BEDIENING
STUUR
Met het stuur bepaalt u de rijrichting van de
machine. De machine reageert direct op iedere
beweging van het stuur.
Naar links: Draai het stuur naar links.
Naar rechts: Draai het stuur naar rechts.
KANTELHENDEL STUURKOLOM
Met deze hendel stelt u de hoek van de
stuurkolom in. Om de stuurkolom te kantelen,
trekt u de handel recht naar u toe.

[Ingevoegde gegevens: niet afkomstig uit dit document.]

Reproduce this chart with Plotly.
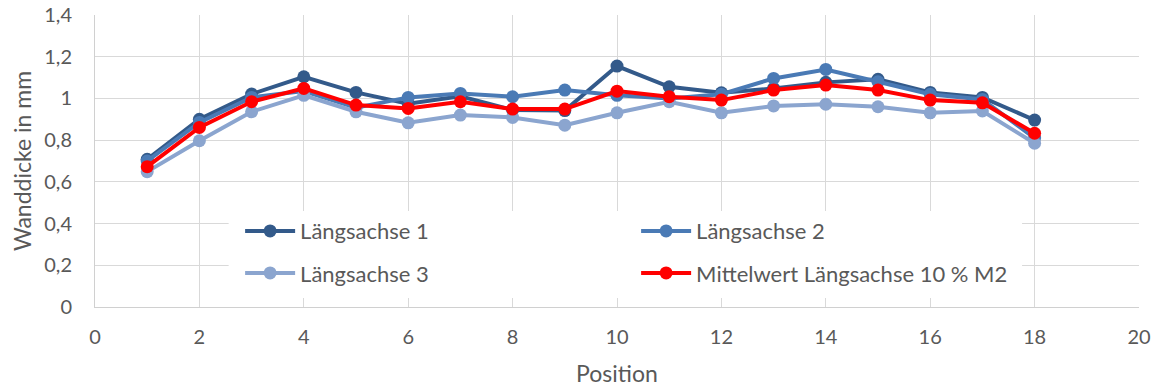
import plotly.graph_objects as go

positions = list(range(1, 19))
laengsachse_1 = [0.708, 0.900, 1.021, 1.104, 1.029, 0.975, 1.010, 0.945, 0.942, 1.155,
                 1.056, 1.027, 1.048, 1.077, 1.092, 1.029, 1.005, 0.896]
laengsachse_2 = [0.700, 0.885, 1.005, 1.035, 0.955, 1.005, 1.024, 1.008, 1.040, 1.015,
                 1.000, 1.020, 1.096, 1.139, 1.080, 1.020, 0.995, 0.810]
laengsachse_3 = [0.649, 0.797, 0.936, 1.015, 0.936, 0.883, 0.920, 0.909, 0.872, 0.931,
                 0.984, 0.931, 0.964, 0.972, 0.960, 0.931, 0.940, 0.785]
mittelwert = [0.673, 0.861, 0.984, 1.048, 0.968, 0.952, 0.984, 0.949, 0.949, 1.035,
              1.008, 0.992, 1.040, 1.064, 1.040, 0.992, 0.979, 0.833]

names = ["Längsachse 1", "Längsachse 2", "Längsachse 3", "Mittelwert Längsachse 10 % M2"]
colors = ["#335A8A", "#4A7AB5", "#8BA5CF", "#FF0000"]
legends = ["legend", "legend", "legend2", "legend2"]
series = [laengsachse_1, laengsachse_2, laengsachse_3, mittelwert]

x_ticks = list(range(0, 21, 2))
y_ticks = [0, 0.2, 0.4, 0.6, 0.8, 1.0, 1.2, 1.4]
y_ticklabels = ["0", "0,2", "0,4", "0,6", "0,8", "1", "1,2", "1,4"]

FONT = "Lato"
TXT = "#595959"
GRID = "#D9D9D9"

fig = go.Figure()
for name, vals, col, lg in zip(names, series, colors, legends):
    fig.add_trace(go.Scatter(
        x=positions, y=vals, name=name, mode="lines+markers",
        line=dict(color=col, width=4),
        marker=dict(color=col, size=13),
        legend=lg,
    ))

fig.add_shape(type="rect", xref="paper", yref="paper",
              x0=0.128, x1=0.888, y0=0.031, y1=0.329,
              fillcolor="white", line=dict(width=0), layer="above")

leg_common = dict(orientation="h", bgcolor="rgba(0,0,0,0)",
                  font=dict(family=FONT, size=22, color=TXT),
                  entrywidth=331, entrywidthmode="pixels",
                  xanchor="left", yanchor="middle", itemwidth=50)

fig.update_layout(
    width=1157, height=387,
    margin=dict(l=95, r=18, t=15, b=80),
    paper_bgcolor="white", plot_bgcolor="white",
    font=dict(family=FONT, size=20, color=TXT),
    legend=dict(x=0.139, y=0.26, **leg_common),
    legend2=dict(x=0.139, y=0.116, **leg_common),
    xaxis=dict(range=[0, 20], tickvals=x_ticks, showgrid=True, gridcolor=GRID, gridwidth=1,
               showline=True, linecolor="#D0D0D0", linewidth=1, zeroline=False,
               automargin=False, ticklabeloverflow="allow",
               tickfont=dict(family=FONT, size=20, color=TXT), ticks="", ticklabelstandoff=12,
               title=dict(text="Position", font=dict(family=FONT, size=23, color=TXT), standoff=21)),
    yaxis=dict(range=[0, 1.4], tickvals=y_ticks, ticktext=y_ticklabels, showgrid=True,
               gridcolor=GRID, gridwidth=1, showline=True, linecolor="#D0D0D0", linewidth=1,
               zeroline=False, automargin=False, ticklabeloverflow="allow",
               tickfont=dict(family=FONT, size=20, color=TXT), ticks="",
               ticklabelstandoff=18,
               title=dict(text="Wanddicke in mm", font=dict(family=FONT, size=23, color=TXT), standoff=6)),
    showlegend=True,
)

fig.write_html("out.html", config={"displayModeBar": False},
               post_script="document.body.style.margin='0';")
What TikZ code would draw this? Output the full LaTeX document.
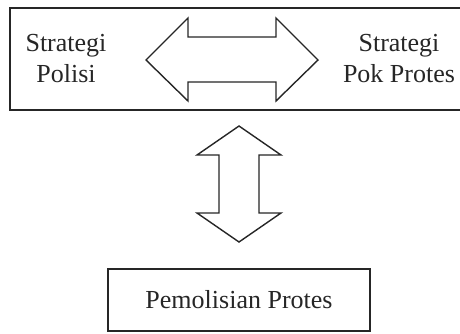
\documentclass[tikz,border=0pt]{standalone}
\usepackage{fontspec}
\setmainfont{Liberation Serif}
\usetikzlibrary{positioning}

\begin{document}
\begin{tikzpicture}[x=1pt, y=-1pt,
    caixa/.style={draw=black!85, line width=1.8pt},
    seta/.style={draw=black!85, line width=1.4pt, fill=white, line join=miter},
    rotulo/.style={align=center, font=\fontsize{26}{31}\selectfont, text=black!85}]
    % Area do desenho
    \useasboundingbox (0,0) rectangle (460,333);
    \clip (0,0) rectangle (460,333);

    % Caixa superior (passa da margem direita)
    \draw[caixa] (10,8) rectangle (475,110);
    \node[rotulo] (polisi) at (66,59) {Strategi\\Polisi};
    \node[rotulo] (pokprotes) at (399,59) {Strategi\\Pok Protes};

    % Seta dupla horizontal entre as estrategias
    \coordinate (hL) at (146,60);
    \coordinate (hR) at (318,60);
    \draw[seta] (hL) -- (188,18) -- (188,37) -- (276,37) -- (276,18) -- (hR)
        -- (276,101) -- (276,82) -- (188,82) -- (188,101) -- cycle;

    % Caixa inferior
    \node[caixa, rotulo, minimum width=262pt, minimum height=62pt] (pemolisian) at (239,300) {Pemolisian Protes};

    % Seta dupla vertical
    \coordinate (vT) at (239,126);
    \coordinate (vB) at (239,242);
    \draw[seta] (vT) -- (281,155) -- (259,155) -- (259,213) -- (281,213) -- (vB)
        -- (197,213) -- (219,213) -- (219,155) -- (197,155) -- cycle;

\end{tikzpicture}
\end{document}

Zet het stuur in
de gewenste stand en laat de hendel weer los.
CONTACTSLOT
U start en stopt de motor door de sleutel in het
contactslot om te draaien.
LET OP: Als u de machine aan zet, moet
u uw voet op de rem houden en moet
het rijpedaal in de vrijstand staan.
Voorverwarmen: Draai de sleutel linksom. Het
gloeipatroonlampje gaat branden. Het lampje gaat
uit zodra de motor startklaar is. Dit duurt
gewoonlijk 5 tot 30 seconden, afhankelijk van de
weersomstandigheden.
Starten: Draai de sleutel helemaal naar rechts.
Laat de sleutel los zodra de motor aanslaat.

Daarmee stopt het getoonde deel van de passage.